Wild
de Cheryl Strayed

critiqué par Libris québécis, le 4 janvier 2015
(Montréal - 82 ans)


La note:  étoiles
Un Compostelle à l'américaine
On connaît la route de Compostelle que plusieurs empruntent pour relever le défi de parcourir l’itinéraire ou pour des raisons existentielles, voire spirituelles. De nombreux films et romans ont abordé le sujet, certains avec plus ou moins de bonheur, d’autres avec humour comme le film Les Doigts croches de Ken Scott. Maryse Rouy a même écrit un polar, Au nom de Compostelle, se déroulant en 1240. Mais c’est au théâtre que j’ai le plus apprécié le traitement de la thématique par Hélène Robitaille avec Santiago, toponymie ancienne de Compostelle. (Cf. mon commentaire : http://www.critiqueslibres.com/i.php/vcrit/29385)

Cheryl Strayed s’est lancée elle aussi dans une aventure du genre. Les œuvres du créneau se penchent surtout sur les guérisons de l’âme. Son récit ne suit pas un pèlerinage qui mène à Compostelle. Pour renouer avec la paix de l’âme, l’héroïne, l’auteure de Wild, a choisi le Pacific Crest Trail, un sentier qui côtoie le Pacifique à partir du Mexique jusqu’au Canada. Avec un sac à dos de 70 k, elle s’engage, seule, pour un périple de 94 jours. Ce n’est pas le temps qui lui manquera pour remettre sa vie en question. Délaissant les drogues et une sexualité qui l’apparente aux nymphomanes, elle suit un sentier difficile. Désert au sud, neige au nord, elle vainc, non sans peine, les obstacles les plus pénibles, voire des cours d’eau infranchissables, des rencontres indésirables, des animaux peu hospitaliers, des pertes névralgiques comme ses bottines de marche. Il faut être téméraire pour entreprendre une telle odyssée. C’est l’Ulysse des temps modernes.

Abandonnera-t-elle son projet ? Le récit appuie sa dynamique sur ce suspense, qui ne poussera pas le lecteur à tourner les pages à toute vitesse. L’intérêt de l’œuvre est d’ordre humain. Cheryl parviendra-t-elle à faire d’elle-même un Alexandre le Grand qui a su trancher le nœud gordien ? Il faut une volonté de fer pour soigner ses maux et faire le deuil d’une mère morte prématurément d’un cancer. En fait, on assiste à une guérison que l’on peut comparer à une croissance personnelle sans la sentimentalité des œuvres qui abordent ce thème. Ceux qui ne savent lire entre les lignes s’ennuieront éperdument.

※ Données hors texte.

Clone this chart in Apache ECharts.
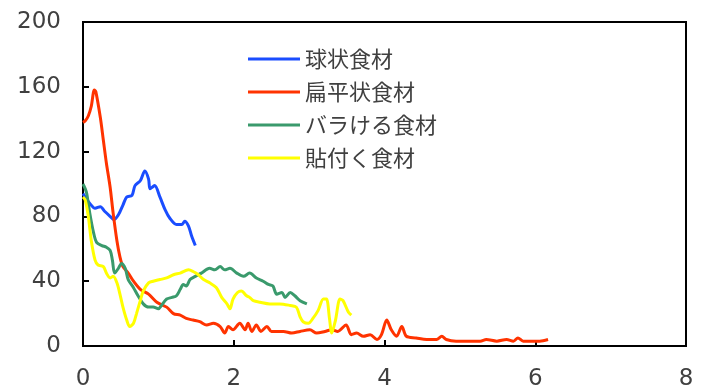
<!DOCTYPE html>
<html>
<head>
<meta charset="utf-8">
<script src="https://cdn.jsdelivr.net/npm/echarts@6/dist/echarts.min.js"></script>
<style>
  html, body { margin: 0; padding: 0; background: #fff; }
  #chart { width: 706px; height: 392px; }
</style>
</head>
<body>
<div id="chart"></div>
<script>
// 系列名
const seriesNames = ["球状食材", "扁平状食材", "バラける食材", "貼付く食材"];
const seriesColors = ["#1a4dff", "#ff3300", "#3a9a6c", "#ffff00"];

// 軸目盛
const xTicks = [0, 2, 4, 6, 8];
const yTicks = [0, 40, 80, 120, 160, 200];

// 球状食材 [x, y]
const roundData = [
  [0.00, 94], [0.03, 92], [0.09, 88], [0.16, 85], [0.23, 86], [0.29, 83],
  [0.36, 80], [0.41, 78], [0.47, 81], [0.53, 87], [0.58, 92], [0.65, 93],
  [0.69, 99], [0.76, 102], [0.82, 108], [0.87, 103], [0.89, 97], [0.95, 99],
  [1.02, 92], [1.09, 84], [1.15, 79], [1.24, 75], [1.31, 75], [1.35, 77],
  [1.40, 74], [1.44, 68], [1.49, 62]
];

// 扁平状食材
const flatData = [
  [0.00, 138], [0.03, 139], [0.07, 142], [0.11, 148], [0.15, 158], [0.17, 157],
  [0.23, 141], [0.27, 127], [0.31, 113], [0.36, 98], [0.40, 82], [0.45, 65],
  [0.49, 55], [0.53, 49], [0.60, 45], [0.67, 40], [0.76, 35], [0.87, 32],
  [0.98, 27], [1.11, 24], [1.20, 20], [1.29, 19], [1.37, 17], [1.46, 16],
  [1.55, 15], [1.64, 13], [1.73, 14], [1.82, 12], [1.88, 8], [1.93, 12],
  [1.99, 10], [2.08, 14], [2.15, 10], [2.19, 14], [2.24, 9], [2.30, 13],
  [2.36, 9], [2.44, 12], [2.50, 9], [2.57, 9], [2.66, 9], [2.77, 8],
  [2.88, 9], [3.01, 10], [3.10, 8], [3.21, 9], [3.30, 10], [3.38, 9],
  [3.49, 13], [3.56, 7], [3.63, 8], [3.72, 6], [3.81, 7], [3.90, 4],
  [3.96, 7], [4.03, 16], [4.09, 10], [4.16, 6], [4.23, 12], [4.29, 6],
  [4.42, 5], [4.56, 4], [4.69, 4], [4.76, 6], [4.82, 4], [4.95, 3],
  [5.09, 3], [5.27, 3], [5.35, 4], [5.49, 3], [5.62, 4], [5.71, 3],
  [5.77, 5], [5.84, 3], [5.97, 3], [6.06, 3], [6.17, 4]
];

// バラける食材
const looseData = [
  [0.00, 100], [0.03, 97], [0.05, 94], [0.09, 82], [0.14, 70], [0.18, 64],
  [0.25, 62], [0.31, 61], [0.36, 59], [0.39, 53], [0.42, 45], [0.47, 48],
  [0.51, 51], [0.56, 48], [0.60, 41], [0.67, 36], [0.73, 31], [0.80, 26],
  [0.87, 24], [0.93, 24], [1.00, 23], [1.04, 25], [1.11, 29], [1.18, 30],
  [1.24, 31], [1.29, 35], [1.33, 38], [1.37, 37], [1.42, 41], [1.49, 43],
  [1.57, 45], [1.68, 48], [1.75, 47], [1.82, 49], [1.88, 47], [1.95, 48],
  [2.04, 45], [2.13, 43], [2.21, 45], [2.30, 42], [2.39, 40], [2.46, 38],
  [2.52, 37], [2.57, 32], [2.64, 33], [2.68, 30], [2.75, 33], [2.81, 31],
  [2.88, 28], [2.97, 26]
];

// 貼付く食材
const stickyData = [
  [0.00, 92], [0.03, 90], [0.07, 80], [0.11, 65], [0.16, 53], [0.20, 50],
  [0.27, 49], [0.31, 45], [0.36, 42], [0.40, 43], [0.45, 39], [0.49, 32],
  [0.53, 24], [0.58, 16], [0.62, 12], [0.67, 14], [0.71, 20], [0.76, 28],
  [0.80, 34], [0.87, 39], [0.93, 40], [1.02, 41], [1.11, 42], [1.20, 44],
  [1.29, 45], [1.40, 47], [1.46, 46], [1.53, 44], [1.60, 41], [1.68, 39],
  [1.77, 36], [1.84, 30], [1.91, 26], [1.95, 23], [1.99, 29], [2.05, 33],
  [2.10, 34], [2.17, 31], [2.21, 30], [2.26, 28], [2.35, 27], [2.48, 26],
  [2.61, 26], [2.75, 25], [2.83, 24], [2.88, 18], [2.92, 15], [2.99, 14],
  [3.05, 17], [3.12, 22], [3.19, 29], [3.23, 29], [3.27, 17], [3.30, 8],
  [3.35, 16], [3.41, 29], [3.45, 28], [3.52, 21], [3.56, 19]
];

const allData = [roundData, flatData, looseData, stickyData];

const chart = echarts.init(document.getElementById("chart"));

const labelFont = {
  color: "#404040",
  fontFamily: "DejaVu Sans",
  fontSize: 23,
};

const option = {
  animation: false,
  backgroundColor: "#fff",
  grid: {
    left: 83,
    right: 20,
    top: 22,
    bottom: 46,
    show: true,
    borderColor: "#000",
    borderWidth: 2,
  },
  legend: {
    data: seriesNames,
    orient: "vertical",
    left: 248,
    top: 48,
    padding: 0,
    icon: "rect",
    itemWidth: 52,
    itemHeight: 3,
    itemGap: 11,
    textStyle: {
      color: "#404040",
      fontFamily: "Noto Sans CJK JP",
      fontSize: 22,
    },
  },
  xAxis: {
    type: "value",
    min: xTicks[0],
    max: xTicks[xTicks.length - 1],
    interval: 2,
    splitLine: { show: false },
    axisLine: { lineStyle: { color: "#000", width: 2 } },
    axisTick: { inside: true, length: 6, lineStyle: { color: "#000", width: 2 } },
    axisLabel: Object.assign({ margin: 22 }, labelFont),
  },
  yAxis: {
    type: "value",
    min: yTicks[0],
    max: yTicks[yTicks.length - 1],
    interval: 40,
    splitLine: { show: false },
    axisLine: { show: true, lineStyle: { color: "#000", width: 2 } },
    axisTick: { show: true, inside: true, length: 6, lineStyle: { color: "#000", width: 2 } },
    axisLabel: Object.assign({ margin: 22 }, labelFont),
  },
  series: seriesNames.map((name, i) => ({
    name: name,
    type: "line",
    data: allData[i],
    smooth: 0.3,
    symbol: "none",
    color: seriesColors[i],
    lineStyle: { width: 3, color: seriesColors[i] },
  })),
};

chart.setOption(option);
</script>
</body>
</html>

Le récit de l’auteure appuie constamment sa structure sur des analepses. Sur le sentier de la rédemption, elle revient sans cesse à la pensée positive de sa mère face à la vie. Jeune, elle se moquait de ses principes, mais son long itinéraire lui a permis de revisiter le creuset d’un enseignement jadis inefficace. Cette dualité nous transpose dans un amont et un aval qui se croisent avec bonheur dans des décors grandioses. Bref, je comprends pourquoi cette œuvre a intéressé Jean-Marc Vallée, un cinéaste québécois travaillant à Hollywood, qui a porté Wild à l’écran. Des Oscars à l’horizon.
Gros coup de coeur 10 étoiles

Ce récit est celui d'une rédemption, j'ai aimé suivre Cheryl Strayed à travers ses 1700 kilomètres de randonnée, car il n'y a pas seulement cette narration-là, mais aussi celle des années précédant la randonnée. On pleure à la mort de sa mère et l'on comprend très vite pourquoi la jeune femme s'est lancé ce défi. C'est un gros coup de coeur car la narratrice réussit le tour de force de nous décrire des paysages grandioses et parfois hostiles, alors que nous ne les avons jamais vus. C'est beau, c'est grand, c'est incroyable. J'ai adoré.